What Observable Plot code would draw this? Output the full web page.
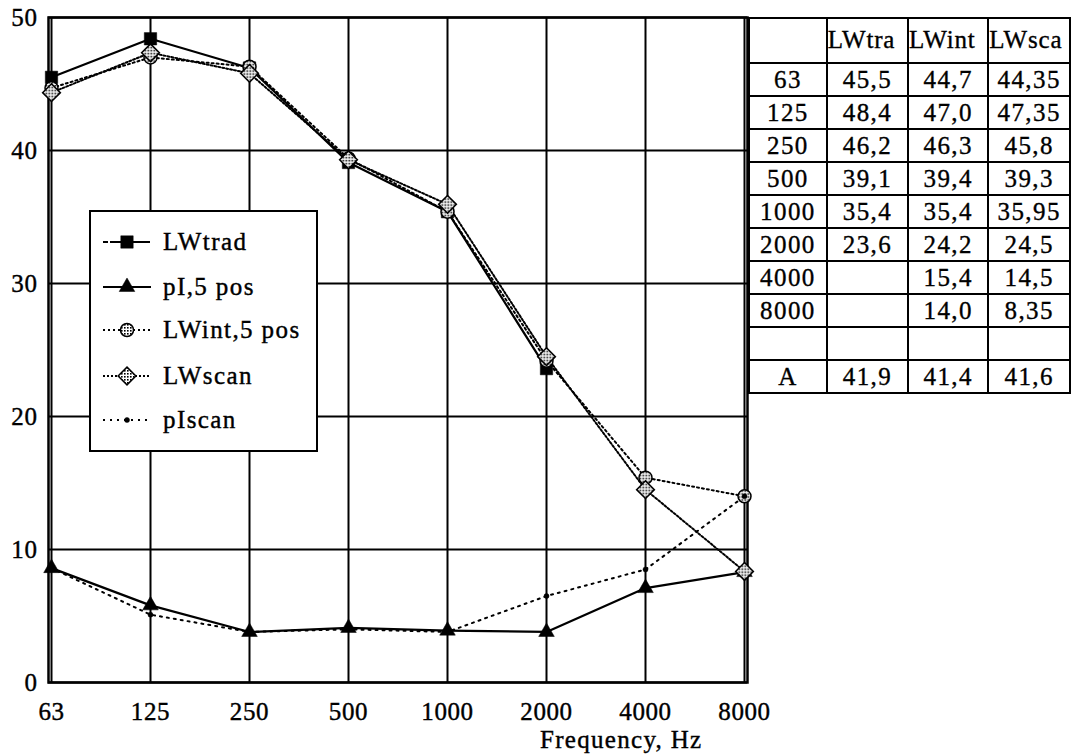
<!DOCTYPE html>
<html>
<head>
<meta charset="utf-8">
<script src="https://cdn.jsdelivr.net/npm/d3@7"></script>
<script src="https://cdn.jsdelivr.net/npm/@observablehq/plot@0.6"></script>
<style>
  body { margin: 0; background: #fff; font-family: "Liberation Serif", "Times New Roman", serif; }
  #wrap { position: relative; width: 1071px; height: 755px; overflow: hidden; }
  #chart { position: absolute; left: 0; top: 0; }
  #chart text { letter-spacing: 0.6px; stroke: #000; stroke-width: 0.4px; }
  #xlabel { position: absolute; left: 540px; top: 726px; font-size: 25px; letter-spacing: 1.3px; color: #000; -webkit-text-stroke: 0.4px #000; }
  #legend { position: absolute; left: 89px; top: 210px; width: 225px; height: 238px; background: #fff; border: 2px solid #000; }
  #legend .row { position: absolute; left: 0; height: 30px; display: flex; align-items: center; font-size: 25px; letter-spacing: 1.4px; white-space: nowrap; -webkit-text-stroke: 0.4px #000; }
  #legend svg { margin-left: 10px; margin-right: 10px; }
  #tbl { position: absolute; left: 748px; top: 17px; border-collapse: collapse; font-size: 25px; letter-spacing: 1.4px; -webkit-text-stroke: 0.35px #000; }
  #tbl td { border: 2px solid #000; padding: 0; text-align: center; height: 31px; line-height: 1; white-space: nowrap; overflow: hidden; }
  #tbl tr:first-child td { height: 35px; text-align: left; vertical-align: top; padding-top: 8px; letter-spacing: 0.8px; }
  #patterns { position: absolute; width: 0; height: 0; }
</style>
</head>
<body>
<div id="wrap">
  <svg id="patterns" width="0" height="0">
    <defs>
      <pattern id="hatch" width="3" height="3" patternUnits="userSpaceOnUse">
        <rect width="3" height="3" fill="#fff"/>
        <rect width="1.6" height="1.6" fill="#000"/>
      </pattern>
    </defs>
  </svg>
  <div id="chart"></div>
  <div id="legend"></div>
  <div id="xlabel">Frequency, Hz</div>
</div>
<script>
// ---- data ----
const freqs = ["63", "125", "250", "500", "1000", "2000", "4000", "8000"];
const lwTrad = [45.5, 48.4, 46.2, 39.1, 35.4, 23.6, null, null];
const lwInt = [44.7, 47.0, 46.3, 39.4, 35.4, 24.2, 15.4, 14.0];
const lwScan = [44.35, 47.35, 45.8, 39.3, 35.95, 24.5, 14.5, 8.35];
const pI5 = [8.6, 5.8, 3.8, 4.1, 3.9, 3.8, 7.1, 8.3];
const pIscan = [8.6, 5.1, 3.8, 4.0, 3.8, 6.5, 8.5, 14.0];
const tableHeaders = ["LWtra", "LWint", "LWsca"];
const aWeighted = ["A", 41.9, 41.4, 41.6];
const yTicks = [0, 10, 20, 30, 40, 50];
const seriesNames = ["LWtrad", "pI,5 pos", "LWint,5 pos", "LWscan", "pIscan"];

// ---- build ----
const toRows = (vals) => freqs.map((f, i) => ({f, v: vals[i]})).filter(d => d.v != null);

const styles = [
  {name: seriesNames[0], vals: lwTrad, dash: null, sym: "square", r: 7, fill: "#000", sw: 2.2},
  {name: seriesNames[1], vals: pI5, dash: null, sym: "triangle", r: 5.8, fill: "#000", sw: 2.2},
  {name: seriesNames[2], vals: lwInt, dash: "2,3", sym: "circle", r: 6.5, fill: "url(#hatch)", sw: 2},
  {name: seriesNames[3], vals: lwScan, dash: "2,2", sym: "diamond2", r: 8, fill: "url(#hatch)", sw: 2},
  {name: seriesNames[4], vals: pIscan, dash: "2,5", sym: "circle", r: 2.5, fill: "#000", sw: 2}
];

const marks = [
  Plot.ruleX(freqs, {stroke: "#000", strokeWidth: 2, strokeOpacity: 1}),
  Plot.ruleY(yTicks, {stroke: "#000", strokeWidth: 2, strokeOpacity: 1}),
  Plot.frame({stroke: "#000", strokeWidth: 2.5})
];
for (const s of styles) {
  marks.push(Plot.line(toRows(s.vals), {x: "f", y: "v", stroke: "#000", strokeWidth: s.sw, strokeDasharray: s.dash || undefined}));
}
for (const s of styles) {
  marks.push(Plot.dot(toRows(s.vals), {x: "f", y: "v", symbol: () => s.sym, r: s.r, fill: s.fill, stroke: "#000", strokeWidth: s.fill === "#000" ? 0.5 : 1.5}));
}
marks.push(Plot.axisX({tickSize: 0, tickPadding: 20, fontSize: 25, label: null}));
marks.push(Plot.axisY({ticks: yTicks, tickSize: 0, tickPadding: 11, fontSize: 25, label: null}));

const chart = Plot.plot({
  width: 790,
  height: 755,
  marginLeft: 48,
  marginRight: 43,
  marginTop: 17,
  marginBottom: 73,
  style: {fontFamily: "Liberation Serif, serif", color: "#000", background: "transparent", overflow: "visible"},
  x: {type: "point", domain: freqs, padding: 0},
  y: {domain: [0, 50]},
  symbol: {type: "identity"},
  marks
});
document.getElementById("chart").appendChild(chart);

// ---- legend ----
const legend = document.getElementById("legend");
const rowTops = [15, 60, 103, 149, 193];
styles.forEach((s, i) => {
  const row = document.createElement("div");
  row.className = "row";
  row.style.top = rowTops[i] + "px";
  const svg = d3.create("svg").attr("width", 52).attr("height", 30);
  svg.append("line").attr("x1", 2).attr("x2", 50).attr("y1", 15).attr("y2", 15)
    .attr("stroke", "#000").attr("stroke-width", 2)
    .attr("stroke-dasharray", s.dash || (i === 0 ? "5,2,40" : null));
  const symMap = {square: d3.symbolSquare, triangle: d3.symbolTriangle, circle: d3.symbolCircle, diamond2: d3.symbolDiamond2};
  svg.append("path").attr("transform", "translate(26,15)")
    .attr("d", d3.symbol(symMap[s.sym], s.r * s.r * Math.PI)())
    .attr("fill", s.fill).attr("stroke", "#000").attr("stroke-width", s.fill === "#000" ? 0.5 : 1.5);
  row.appendChild(svg.node());
  const t = document.createElement("span");
  t.textContent = s.name;
  row.appendChild(t);
  legend.appendChild(row);
});

// ---- table ----
const fmt = v => v == null ? "" : (typeof v === "string" ? v : (Math.round(v * 10) === v * 10 ? v.toFixed(1) : v.toFixed(2)).replace(".", ","));
const tbl = document.createElement("table");
tbl.id = "tbl";
const colW = [77, 80, 79, 80];
const addRow = (cells) => {
  const tr = document.createElement("tr");
  cells.forEach((c, j) => {
    const td = document.createElement("td");
    td.textContent = fmt(c);
    td.style.width = colW[j] + "px";
    td.style.maxWidth = colW[j] + "px";
    tr.appendChild(td);
  });
  tbl.appendChild(tr);
};
addRow(["", ...tableHeaders]);
freqs.forEach((f, i) => addRow([f, lwTrad[i], lwInt[i], lwScan[i]]));
addRow(["", "", "", ""]);
addRow(aWeighted);
document.getElementById("wrap").appendChild(tbl);
</script>
</body>
</html>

-=-=-=-=-

Reproduce the data verbatim. Do not carry any picture into the copy.

What Observable Plot code would draw this? Output the full web page.
<!DOCTYPE html>
<html>
<head>
<meta charset="utf-8">
<script src="https://cdn.jsdelivr.net/npm/d3@7"></script>
<script src="https://cdn.jsdelivr.net/npm/@observablehq/plot@0.6"></script>
<style>
  body { margin: 0; background: #fff; font-family: "Liberation Serif", "Times New Roman", serif; }
  #wrap { position: relative; width: 1071px; height: 755px; overflow: hidden; }
  #chart { position: absolute; left: 0; top: 0; }
  #chart text { letter-spacing: 0.6px; stroke: #000; stroke-width: 0.4px; }
  #xlabel { position: absolute; left: 540px; top: 726px; font-size: 25px; letter-spacing: 1.3px; color: #000; -webkit-text-stroke: 0.4px #000; }
  #legend { position: absolute; left: 89px; top: 210px; width: 225px; height: 238px; background: #fff; border: 2px solid #000; }
  #legend .row { position: absolute; left: 0; height: 30px; display: flex; align-items: center; font-size: 25px; letter-spacing: 1.4px; white-space: nowrap; -webkit-text-stroke: 0.4px #000; }
  #legend svg { margin-left: 10px; margin-right: 10px; }
  #tbl { position: absolute; left: 748px; top: 17px; border-collapse: collapse; font-size: 25px; letter-spacing: 1.4px; -webkit-text-stroke: 0.35px #000; }
  #tbl td { border: 2px solid #000; padding: 0; text-align: center; height: 31px; line-height: 1; white-space: nowrap; overflow: hidden; }
  #tbl tr:first-child td { height: 35px; text-align: left; vertical-align: top; padding-top: 8px; letter-spacing: 0.8px; }
  #patterns { position: absolute; width: 0; height: 0; }
</style>
</head>
<body>
<div id="wrap">
  <svg id="patterns" width="0" height="0">
    <defs>
      <pattern id="hatch" width="3" height="3" patternUnits="userSpaceOnUse">
        <rect width="3" height="3" fill="#fff"/>
        <rect width="1.6" height="1.6" fill="#000"/>
      </pattern>
    </defs>
  </svg>
  <div id="chart"></div>
  <div id="legend"></div>
  <div id="xlabel">Frequency, Hz</div>
</div>
<script>
// ---- data ----
const freqs = ["63", "125", "250", "500", "1000", "2000", "4000", "8000"];
const lwTrad = [45.5, 48.4, 46.2, 39.1, 35.4, 23.6, null, null];
const lwInt = [44.7, 47.0, 46.3, 39.4, 35.4, 24.2, 15.4, 14.0];
const lwScan = [44.35, 47.35, 45.8, 39.3, 35.95, 24.5, 14.5, 8.35];
const pI5 = [8.6, 5.8, 3.8, 4.1, 3.9, 3.8, 7.1, 8.3];
const pIscan = [8.6, 5.1, 3.8, 4.0, 3.8, 6.5, 8.5, 14.0];
const tableHeaders = ["LWtra", "LWint", "LWsca"];
const aWeighted = ["A", 41.9, 41.4, 41.6];
const yTicks = [0, 10, 20, 30, 40, 50];
const seriesNames = ["LWtrad", "pI,5 pos", "LWint,5 pos", "LWscan", "pIscan"];

// ---- build ----
const toRows = (vals) => freqs.map((f, i) => ({f, v: vals[i]})).filter(d => d.v != null);

const styles = [
  {name: seriesNames[0], vals: lwTrad, dash: null, sym: "square", r: 7, fill: "#000", sw: 2.2},
  {name: seriesNames[1], vals: pI5, dash: null, sym: "triangle", r: 5.8, fill: "#000", sw: 2.2},
  {name: seriesNames[2], vals: lwInt, dash: "2,3", sym: "circle", r: 6.5, fill: "url(#hatch)", sw: 2},
  {name: seriesNames[3], vals: lwScan, dash: "2,2", sym: "diamond2", r: 8, fill: "url(#hatch)", sw: 2},
  {name: seriesNames[4], vals: pIscan, dash: "2,5", sym: "circle", r: 2.5, fill: "#000", sw: 2}
];

const marks = [
  Plot.ruleX(freqs, {stroke: "#000", strokeWidth: 2, strokeOpacity: 1}),
  Plot.ruleY(yTicks, {stroke: "#000", strokeWidth: 2, strokeOpacity: 1}),
  Plot.frame({stroke: "#000", strokeWidth: 2.5})
];
for (const s of styles) {
  marks.push(Plot.line(toRows(s.vals), {x: "f", y: "v", stroke: "#000", strokeWidth: s.sw, strokeDasharray: s.dash || undefined}));
}
for (const s of styles) {
  marks.push(Plot.dot(toRows(s.vals), {x: "f", y: "v", symbol: () => s.sym, r: s.r, fill: s.fill, stroke: "#000", strokeWidth: s.fill === "#000" ? 0.5 : 1.5}));
}
marks.push(Plot.axisX({tickSize: 0, tickPadding: 20, fontSize: 25, label: null}));
marks.push(Plot.axisY({ticks: yTicks, tickSize: 0, tickPadding: 11, fontSize: 25, label: null}));

const chart = Plot.plot({
  width: 790,
  height: 755,
  marginLeft: 48,
  marginRight: 43,
  marginTop: 17,
  marginBottom: 73,
  style: {fontFamily: "Liberation Serif, serif", color: "#000", background: "transparent", overflow: "visible"},
  x: {type: "point", domain: freqs, padding: 0},
  y: {domain: [0, 50]},
  symbol: {type: "identity"},
  marks
});
document.getElementById("chart").appendChild(chart);

// ---- legend ----
const legend = document.getElementById("legend");
const rowTops = [15, 60, 103, 149, 193];
styles.forEach((s, i) => {
  const row = document.createElement("div");
  row.className = "row";
  row.style.top = rowTops[i] + "px";
  const svg = d3.create("svg").attr("width", 52).attr("height", 30);
  svg.append("line").attr("x1", 2).attr("x2", 50).attr("y1", 15).attr("y2", 15)
    .attr("stroke", "#000").attr("stroke-width", 2)
    .attr("stroke-dasharray", s.dash || (i === 0 ? "5,2,40" : null));
  const symMap = {square: d3.symbolSquare, triangle: d3.symbolTriangle, circle: d3.symbolCircle, diamond2: d3.symbolDiamond2};
  svg.append("path").attr("transform", "translate(26,15)")
    .attr("d", d3.symbol(symMap[s.sym], s.r * s.r * Math.PI)())
    .attr("fill", s.fill).attr("stroke", "#000").attr("stroke-width", s.fill === "#000" ? 0.5 : 1.5);
  row.appendChild(svg.node());
  const t = document.createElement("span");
  t.textContent = s.name;
  row.appendChild(t);
  legend.appendChild(row);
});

// ---- table ----
const fmt = v => v == null ? "" : (typeof v === "string" ? v : (Math.round(v * 10) === v * 10 ? v.toFixed(1) : v.toFixed(2)).replace(".", ","));
const tbl = document.createElement("table");
tbl.id = "tbl";
const colW = [77, 80, 79, 80];
const addRow = (cells) => {
  const tr = document.createElement("tr");
  cells.forEach((c, j) => {
    const td = document.createElement("td");
    td.textContent = fmt(c);
    td.style.width = colW[j] + "px";
    td.style.maxWidth = colW[j] + "px";
    tr.appendChild(td);
  });
  tbl.appendChild(tr);
};
addRow(["", ...tableHeaders]);
freqs.forEach((f, i) => addRow([f, lwTrad[i], lwInt[i], lwScan[i]]));
addRow(["", "", "", ""]);
addRow(aWeighted);
document.getElementById("wrap").appendChild(tbl);
</script>
</body>
</html>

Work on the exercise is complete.